Dinner club tomorrow and this month we are off to Italy. I know what I am wearing, it is a beautiful Laura Ashley that I bought twenty some odd years ago, very chic with the look of a peasant, if that’s at all possible? But I’m worried about my husband, his suggestions went something like this,
“I could go carrying a bowl of mousse with hot dogs floating in it and be Muss-o-Weenie.”
I have to keep reminding him that although we do dress for the occasion it is not fancy dress. Not to mention that I really want us to match, you know, look fetching as a couple! Perhaps a straw boater, or a gondolier pole??
Tonight I was in a cooking frenzy because tomorrow we are moving my son so preparation time is at a premium; we’re leaving the risotto to virtually as we’re walking out the door. So, tonight I made biscotti to go with the Zabaglione. Just as I was finishing, Malia texted me that she was going to be performing in a big number in her show as the understudy, tonight only, dress rehearsal! I got in the car with my other daughter. I smelled deliciously of biscotti. We beetled to college and actually recorded her on my little still camera that I didn’t even know had the capability to film moving pictures. Malia is watching herself next door as I write!

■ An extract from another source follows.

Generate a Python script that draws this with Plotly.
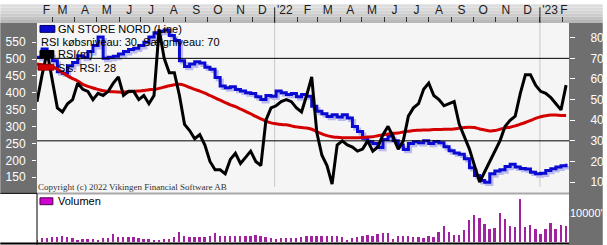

When I got home I made a toasted cheese sandwich for hubby and me, replacing the sweet smell of biscotti with the pungent smell of onion.
Then I started on the Zabaglione. Twelve eggs, 2/3 cup of sugar and 1 1/2 cups of madiera, with a drop of vanilla, a squeeze of lemon, and a touch of cinnamon. Whisked into a frenzy of froth and tripled in size I served hubby two tablespoons with a biscotti to give him a taste of tomorrow’s feast. I added double cream to the mixture once it had cooled and poured it into a dozen champagne glasses. It now awaits consumption in my fridge.
Then I saw the dozen egg whites languishing in a corner. I whipped them up into a white cloud, added sugar for gloss and plopped two dozen spoonfuls onto baking sheets to go in the oven. On consulting the cookbook for temperature and timing I realised,
“These take a long time to cook!” Three to four hours to be exact. I glanced at the clock. It was 10pm. Malia, who’s curfew is midnight has beaten me to bed.
It is 1230 am. What am I to do?
I suppose I’ll set my alarm and release the meringues, white and glossy, at 130 or so.